What you will do -
Below is some material; set it all down exactly, apart from the pictures.

....

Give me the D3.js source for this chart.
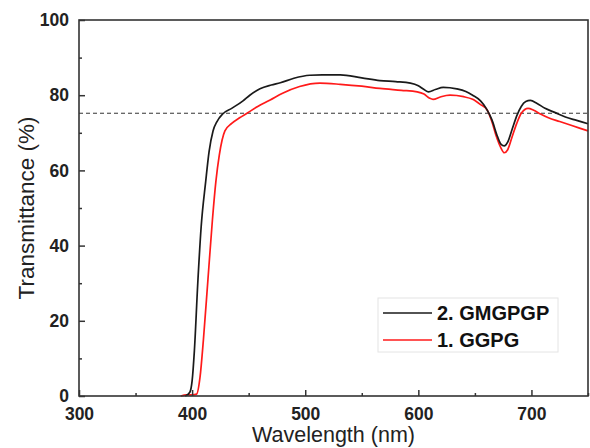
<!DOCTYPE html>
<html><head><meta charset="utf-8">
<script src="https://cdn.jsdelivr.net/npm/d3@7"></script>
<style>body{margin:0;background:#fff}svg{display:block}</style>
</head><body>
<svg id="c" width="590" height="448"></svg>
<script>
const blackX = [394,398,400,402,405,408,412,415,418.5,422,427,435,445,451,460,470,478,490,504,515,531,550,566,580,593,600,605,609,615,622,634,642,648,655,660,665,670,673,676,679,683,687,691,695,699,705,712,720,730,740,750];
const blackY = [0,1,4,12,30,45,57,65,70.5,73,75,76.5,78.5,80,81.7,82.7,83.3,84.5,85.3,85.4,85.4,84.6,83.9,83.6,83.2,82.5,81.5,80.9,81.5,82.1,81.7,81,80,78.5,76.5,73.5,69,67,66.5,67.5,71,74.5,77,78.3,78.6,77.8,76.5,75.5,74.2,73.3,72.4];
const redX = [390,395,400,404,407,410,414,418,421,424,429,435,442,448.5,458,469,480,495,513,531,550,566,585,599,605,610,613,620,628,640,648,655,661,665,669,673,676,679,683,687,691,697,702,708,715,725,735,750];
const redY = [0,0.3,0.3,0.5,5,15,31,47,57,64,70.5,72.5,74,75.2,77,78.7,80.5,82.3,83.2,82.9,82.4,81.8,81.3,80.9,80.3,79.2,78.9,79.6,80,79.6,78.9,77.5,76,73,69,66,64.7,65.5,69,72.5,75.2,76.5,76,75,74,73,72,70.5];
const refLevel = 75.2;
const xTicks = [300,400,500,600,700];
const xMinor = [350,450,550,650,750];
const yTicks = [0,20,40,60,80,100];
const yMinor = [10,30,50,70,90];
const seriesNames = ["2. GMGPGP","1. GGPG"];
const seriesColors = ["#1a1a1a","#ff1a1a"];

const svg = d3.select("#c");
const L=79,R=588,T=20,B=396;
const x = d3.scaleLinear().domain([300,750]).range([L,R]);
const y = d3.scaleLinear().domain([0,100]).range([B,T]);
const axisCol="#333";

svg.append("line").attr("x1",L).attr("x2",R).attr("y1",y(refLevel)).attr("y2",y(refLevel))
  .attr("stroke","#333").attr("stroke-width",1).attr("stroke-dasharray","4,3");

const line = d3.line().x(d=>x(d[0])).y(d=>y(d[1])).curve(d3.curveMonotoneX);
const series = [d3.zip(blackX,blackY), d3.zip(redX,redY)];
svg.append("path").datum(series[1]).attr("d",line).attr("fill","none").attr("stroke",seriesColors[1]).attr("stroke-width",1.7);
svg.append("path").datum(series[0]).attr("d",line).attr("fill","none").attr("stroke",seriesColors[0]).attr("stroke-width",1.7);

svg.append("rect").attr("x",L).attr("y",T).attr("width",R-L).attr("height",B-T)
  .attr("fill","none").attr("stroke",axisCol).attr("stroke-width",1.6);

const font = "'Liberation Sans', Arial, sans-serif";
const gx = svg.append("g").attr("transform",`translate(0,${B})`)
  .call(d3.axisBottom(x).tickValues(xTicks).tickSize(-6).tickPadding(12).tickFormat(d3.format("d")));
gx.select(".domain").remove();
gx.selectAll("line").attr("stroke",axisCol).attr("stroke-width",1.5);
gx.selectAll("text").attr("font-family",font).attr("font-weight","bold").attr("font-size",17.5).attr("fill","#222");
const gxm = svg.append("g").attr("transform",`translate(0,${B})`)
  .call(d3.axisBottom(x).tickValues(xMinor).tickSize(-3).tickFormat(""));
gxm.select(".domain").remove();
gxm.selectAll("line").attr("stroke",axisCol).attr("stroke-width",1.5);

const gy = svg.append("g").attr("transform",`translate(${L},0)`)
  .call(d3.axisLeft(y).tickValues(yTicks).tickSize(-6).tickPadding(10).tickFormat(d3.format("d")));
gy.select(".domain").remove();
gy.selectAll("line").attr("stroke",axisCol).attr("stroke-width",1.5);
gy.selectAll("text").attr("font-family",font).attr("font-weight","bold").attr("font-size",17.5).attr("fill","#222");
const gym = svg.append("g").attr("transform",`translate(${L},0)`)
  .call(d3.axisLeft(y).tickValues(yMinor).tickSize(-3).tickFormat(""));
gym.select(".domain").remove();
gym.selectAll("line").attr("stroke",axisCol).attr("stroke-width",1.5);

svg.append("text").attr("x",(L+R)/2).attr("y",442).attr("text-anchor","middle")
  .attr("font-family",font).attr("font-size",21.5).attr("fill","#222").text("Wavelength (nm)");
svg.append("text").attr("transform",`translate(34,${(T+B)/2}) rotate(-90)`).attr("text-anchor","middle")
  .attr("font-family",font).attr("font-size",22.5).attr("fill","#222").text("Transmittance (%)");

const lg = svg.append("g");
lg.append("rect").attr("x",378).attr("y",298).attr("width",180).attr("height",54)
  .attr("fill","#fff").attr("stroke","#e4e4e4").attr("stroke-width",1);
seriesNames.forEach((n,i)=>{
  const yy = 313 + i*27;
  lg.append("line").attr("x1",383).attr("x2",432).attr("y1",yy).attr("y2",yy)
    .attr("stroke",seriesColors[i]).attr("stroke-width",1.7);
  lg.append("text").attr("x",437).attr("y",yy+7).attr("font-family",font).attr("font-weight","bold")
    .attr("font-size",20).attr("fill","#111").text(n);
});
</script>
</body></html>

....

Exercise response -
Give me the D3.js source for this chart.
<!DOCTYPE html>
<html><head><meta charset="utf-8">
<script src="https://cdn.jsdelivr.net/npm/d3@7"></script>
<style>body{margin:0;background:#fff}svg{display:block}</style>
</head><body>
<svg id="c" width="590" height="448"></svg>
<script>
const blackX = [394,398,400,402,405,408,412,415,418.5,422,427,435,445,451,460,470,478,490,504,515,531,550,566,580,593,600,605,609,615,622,634,642,648,655,660,665,670,673,676,679,683,687,691,695,699,705,712,720,730,740,750];
const blackY = [0,1,4,12,30,45,57,65,70.5,73,75,76.5,78.5,80,81.7,82.7,83.3,84.5,85.3,85.4,85.4,84.6,83.9,83.6,83.2,82.5,81.5,80.9,81.5,82.1,81.7,81,80,78.5,76.5,73.5,69,67,66.5,67.5,71,74.5,77,78.3,78.6,77.8,76.5,75.5,74.2,73.3,72.4];
const redX = [390,395,400,404,407,410,414,418,421,424,429,435,442,448.5,458,469,480,495,513,531,550,566,585,599,605,610,613,620,628,640,648,655,661,665,669,673,676,679,683,687,691,697,702,708,715,725,735,750];
const redY = [0,0.3,0.3,0.5,5,15,31,47,57,64,70.5,72.5,74,75.2,77,78.7,80.5,82.3,83.2,82.9,82.4,81.8,81.3,80.9,80.3,79.2,78.9,79.6,80,79.6,78.9,77.5,76,73,69,66,64.7,65.5,69,72.5,75.2,76.5,76,75,74,73,72,70.5];
const refLevel = 75.2;
const xTicks = [300,400,500,600,700];
const xMinor = [350,450,550,650,750];
const yTicks = [0,20,40,60,80,100];
const yMinor = [10,30,50,70,90];
const seriesNames = ["2. GMGPGP","1. GGPG"];
const seriesColors = ["#1a1a1a","#ff1a1a"];

const svg = d3.select("#c");
const L=79,R=588,T=20,B=396;
const x = d3.scaleLinear().domain([300,750]).range([L,R]);
const y = d3.scaleLinear().domain([0,100]).range([B,T]);
const axisCol="#333";

svg.append("line").attr("x1",L).attr("x2",R).attr("y1",y(refLevel)).attr("y2",y(refLevel))
  .attr("stroke","#333").attr("stroke-width",1).attr("stroke-dasharray","4,3");

const line = d3.line().x(d=>x(d[0])).y(d=>y(d[1])).curve(d3.curveMonotoneX);
const series = [d3.zip(blackX,blackY), d3.zip(redX,redY)];
svg.append("path").datum(series[1]).attr("d",line).attr("fill","none").attr("stroke",seriesColors[1]).attr("stroke-width",1.7);
svg.append("path").datum(series[0]).attr("d",line).attr("fill","none").attr("stroke",seriesColors[0]).attr("stroke-width",1.7);

svg.append("rect").attr("x",L).attr("y",T).attr("width",R-L).attr("height",B-T)
  .attr("fill","none").attr("stroke",axisCol).attr("stroke-width",1.6);

const font = "'Liberation Sans', Arial, sans-serif";
const gx = svg.append("g").attr("transform",`translate(0,${B})`)
  .call(d3.axisBottom(x).tickValues(xTicks).tickSize(-6).tickPadding(12).tickFormat(d3.format("d")));
gx.select(".domain").remove();
gx.selectAll("line").attr("stroke",axisCol).attr("stroke-width",1.5);
gx.selectAll("text").attr("font-family",font).attr("font-weight","bold").attr("font-size",17.5).attr("fill","#222");
const gxm = svg.append("g").attr("transform",`translate(0,${B})`)
  .call(d3.axisBottom(x).tickValues(xMinor).tickSize(-3).tickFormat(""));
gxm.select(".domain").remove();
gxm.selectAll("line").attr("stroke",axisCol).attr("stroke-width",1.5);

const gy = svg.append("g").attr("transform",`translate(${L},0)`)
  .call(d3.axisLeft(y).tickValues(yTicks).tickSize(-6).tickPadding(10).tickFormat(d3.format("d")));
gy.select(".domain").remove();
gy.selectAll("line").attr("stroke",axisCol).attr("stroke-width",1.5);
gy.selectAll("text").attr("font-family",font).attr("font-weight","bold").attr("font-size",17.5).attr("fill","#222");
const gym = svg.append("g").attr("transform",`translate(${L},0)`)
  .call(d3.axisLeft(y).tickValues(yMinor).tickSize(-3).tickFormat(""));
gym.select(".domain").remove();
gym.selectAll("line").attr("stroke",axisCol).attr("stroke-width",1.5);

svg.append("text").attr("x",(L+R)/2).attr("y",442).attr("text-anchor","middle")
  .attr("font-family",font).attr("font-size",21.5).attr("fill","#222").text("Wavelength (nm)");
svg.append("text").attr("transform",`translate(34,${(T+B)/2}) rotate(-90)`).attr("text-anchor","middle")
  .attr("font-family",font).attr("font-size",22.5).attr("fill","#222").text("Transmittance (%)");

const lg = svg.append("g");
lg.append("rect").attr("x",378).attr("y",298).attr("width",180).attr("height",54)
  .attr("fill","#fff").attr("stroke","#e4e4e4").attr("stroke-width",1);
seriesNames.forEach((n,i)=>{
  const yy = 313 + i*27;
  lg.append("line").attr("x1",383).attr("x2",432).attr("y1",yy).attr("y2",yy)
    .attr("stroke",seriesColors[i]).attr("stroke-width",1.7);
  lg.append("text").attr("x",437).attr("y",yy+7).attr("font-family",font).attr("font-weight","bold")
    .attr("font-size",20).attr("fill","#111").text(n);
});
</script>
</body></html>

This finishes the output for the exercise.